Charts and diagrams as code

###

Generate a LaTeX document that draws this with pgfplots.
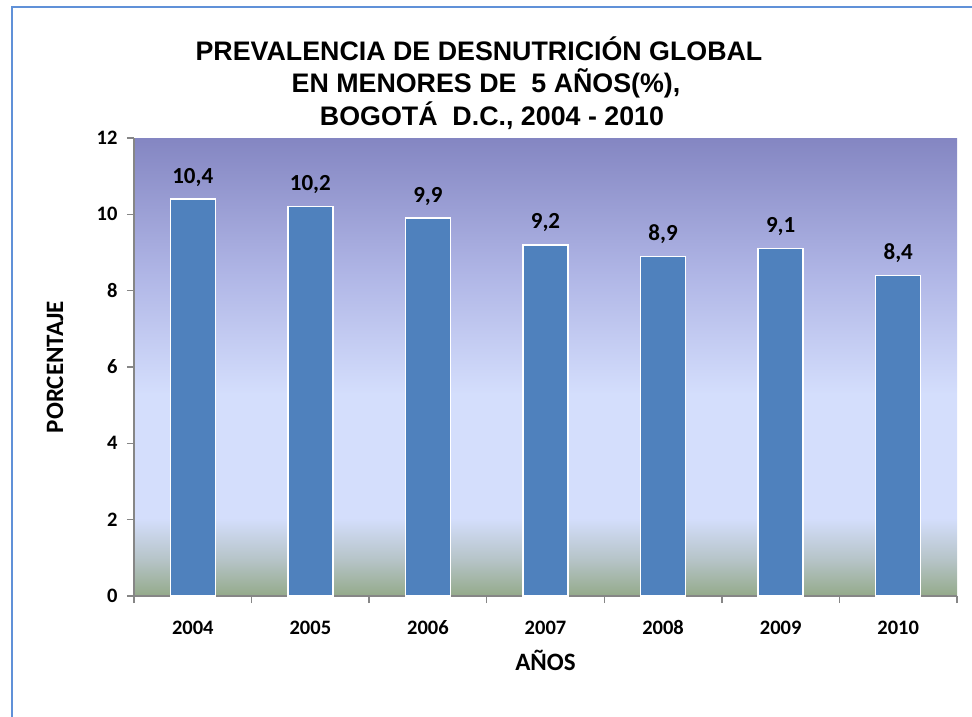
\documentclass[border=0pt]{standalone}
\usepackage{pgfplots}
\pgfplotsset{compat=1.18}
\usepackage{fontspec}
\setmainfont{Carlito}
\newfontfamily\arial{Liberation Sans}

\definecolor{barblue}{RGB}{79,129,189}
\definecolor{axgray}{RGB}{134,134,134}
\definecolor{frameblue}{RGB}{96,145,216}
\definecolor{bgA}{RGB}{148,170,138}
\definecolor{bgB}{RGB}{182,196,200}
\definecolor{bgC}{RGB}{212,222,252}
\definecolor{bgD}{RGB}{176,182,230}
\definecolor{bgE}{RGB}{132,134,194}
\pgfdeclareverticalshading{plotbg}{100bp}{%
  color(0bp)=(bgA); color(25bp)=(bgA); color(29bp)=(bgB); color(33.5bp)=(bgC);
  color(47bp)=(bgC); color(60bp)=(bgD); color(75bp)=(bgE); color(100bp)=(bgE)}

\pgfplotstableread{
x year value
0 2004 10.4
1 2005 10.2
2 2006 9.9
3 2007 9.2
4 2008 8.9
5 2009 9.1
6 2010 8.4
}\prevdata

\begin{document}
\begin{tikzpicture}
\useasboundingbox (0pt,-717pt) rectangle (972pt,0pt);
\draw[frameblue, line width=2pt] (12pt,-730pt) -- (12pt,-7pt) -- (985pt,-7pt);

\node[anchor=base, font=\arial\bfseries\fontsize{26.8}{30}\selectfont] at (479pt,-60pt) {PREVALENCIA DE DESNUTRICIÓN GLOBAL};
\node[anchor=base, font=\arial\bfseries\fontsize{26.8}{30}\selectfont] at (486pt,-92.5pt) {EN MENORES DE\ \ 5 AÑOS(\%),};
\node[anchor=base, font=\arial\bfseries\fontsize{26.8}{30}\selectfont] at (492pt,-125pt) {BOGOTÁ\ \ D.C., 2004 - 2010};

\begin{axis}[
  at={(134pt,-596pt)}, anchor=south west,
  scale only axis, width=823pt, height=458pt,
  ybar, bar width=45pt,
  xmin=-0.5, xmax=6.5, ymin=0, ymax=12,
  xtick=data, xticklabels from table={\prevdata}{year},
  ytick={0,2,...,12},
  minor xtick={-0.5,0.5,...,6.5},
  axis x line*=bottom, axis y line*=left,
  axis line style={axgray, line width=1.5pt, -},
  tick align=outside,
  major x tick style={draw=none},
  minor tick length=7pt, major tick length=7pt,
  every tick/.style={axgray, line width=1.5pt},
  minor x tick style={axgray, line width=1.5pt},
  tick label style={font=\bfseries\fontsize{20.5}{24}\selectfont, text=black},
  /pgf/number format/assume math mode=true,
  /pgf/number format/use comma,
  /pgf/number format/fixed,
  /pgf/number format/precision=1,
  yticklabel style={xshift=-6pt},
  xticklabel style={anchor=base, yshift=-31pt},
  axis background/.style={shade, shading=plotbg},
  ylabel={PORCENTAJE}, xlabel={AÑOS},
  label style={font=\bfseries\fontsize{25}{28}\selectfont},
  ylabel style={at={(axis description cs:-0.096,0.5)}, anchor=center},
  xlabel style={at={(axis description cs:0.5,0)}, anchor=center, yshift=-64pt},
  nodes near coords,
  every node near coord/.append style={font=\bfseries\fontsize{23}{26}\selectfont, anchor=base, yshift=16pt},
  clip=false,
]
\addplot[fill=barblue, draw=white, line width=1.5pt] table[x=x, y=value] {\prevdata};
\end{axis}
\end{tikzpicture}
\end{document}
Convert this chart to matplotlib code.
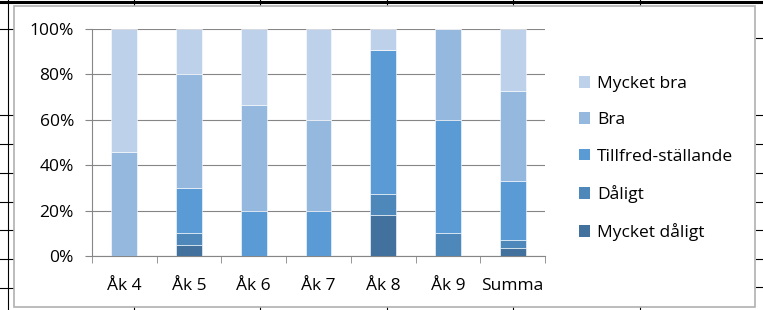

###

**Aim:**
All of the records need repeating exactly, except for the pictures.

**Output of the task:**
Generate a LaTeX document that draws this with pgfplots.
\documentclass[border=0pt]{standalone}
\usepackage{pgfplots}
\pgfplotsset{compat=1.18}
\usepackage{fontspec}
\setmainfont{Carlito}
\newfontfamily\arial{Liberation Sans}

\definecolor{barblue}{RGB}{79,129,189}
\definecolor{axgray}{RGB}{134,134,134}
\definecolor{frameblue}{RGB}{96,145,216}
\definecolor{bgA}{RGB}{148,170,138}
\definecolor{bgB}{RGB}{182,196,200}
\definecolor{bgC}{RGB}{212,222,252}
\definecolor{bgD}{RGB}{176,182,230}
\definecolor{bgE}{RGB}{132,134,194}
\pgfdeclareverticalshading{plotbg}{100bp}{%
  color(0bp)=(bgA); color(25bp)=(bgA); color(29bp)=(bgB); color(33.5bp)=(bgC);
  color(47bp)=(bgC); color(60bp)=(bgD); color(75bp)=(bgE); color(100bp)=(bgE)}

\pgfplotstableread{
x year value
0 2004 10.4
1 2005 10.2
2 2006 9.9
3 2007 9.2
4 2008 8.9
5 2009 9.1
6 2010 8.4
}\prevdata

\begin{document}
\begin{tikzpicture}
\useasboundingbox (0pt,-717pt) rectangle (972pt,0pt);
\draw[frameblue, line width=2pt] (12pt,-730pt) -- (12pt,-7pt) -- (985pt,-7pt);

\node[anchor=base, font=\arial\bfseries\fontsize{26.8}{30}\selectfont] at (479pt,-60pt) {PREVALENCIA DE DESNUTRICIÓN GLOBAL};
\node[anchor=base, font=\arial\bfseries\fontsize{26.8}{30}\selectfont] at (486pt,-92.5pt) {EN MENORES DE\ \ 5 AÑOS(\%),};
\node[anchor=base, font=\arial\bfseries\fontsize{26.8}{30}\selectfont] at (492pt,-125pt) {BOGOTÁ\ \ D.C., 2004 - 2010};

\begin{axis}[
  at={(134pt,-596pt)}, anchor=south west,
  scale only axis, width=823pt, height=458pt,
  ybar, bar width=45pt,
  xmin=-0.5, xmax=6.5, ymin=0, ymax=12,
  xtick=data, xticklabels from table={\prevdata}{year},
  ytick={0,2,...,12},
  minor xtick={-0.5,0.5,...,6.5},
  axis x line*=bottom, axis y line*=left,
  axis line style={axgray, line width=1.5pt, -},
  tick align=outside,
  major x tick style={draw=none},
  minor tick length=7pt, major tick length=7pt,
  every tick/.style={axgray, line width=1.5pt},
  minor x tick style={axgray, line width=1.5pt},
  tick label style={font=\bfseries\fontsize{20.5}{24}\selectfont, text=black},
  /pgf/number format/assume math mode=true,
  /pgf/number format/use comma,
  /pgf/number format/fixed,
  /pgf/number format/precision=1,
  yticklabel style={xshift=-6pt},
  xticklabel style={anchor=base, yshift=-31pt},
  axis background/.style={shade, shading=plotbg},
  ylabel={PORCENTAJE}, xlabel={AÑOS},
  label style={font=\bfseries\fontsize{25}{28}\selectfont},
  ylabel style={at={(axis description cs:-0.096,0.5)}, anchor=center},
  xlabel style={at={(axis description cs:0.5,0)}, anchor=center, yshift=-64pt},
  nodes near coords,
  every node near coord/.append style={font=\bfseries\fontsize{23}{26}\selectfont, anchor=base, yshift=16pt},
  clip=false,
]
\addplot[fill=barblue, draw=white, line width=1.5pt] table[x=x, y=value] {\prevdata};
\end{axis}
\end{tikzpicture}
\end{document}
Convert this chart to matplotlib code.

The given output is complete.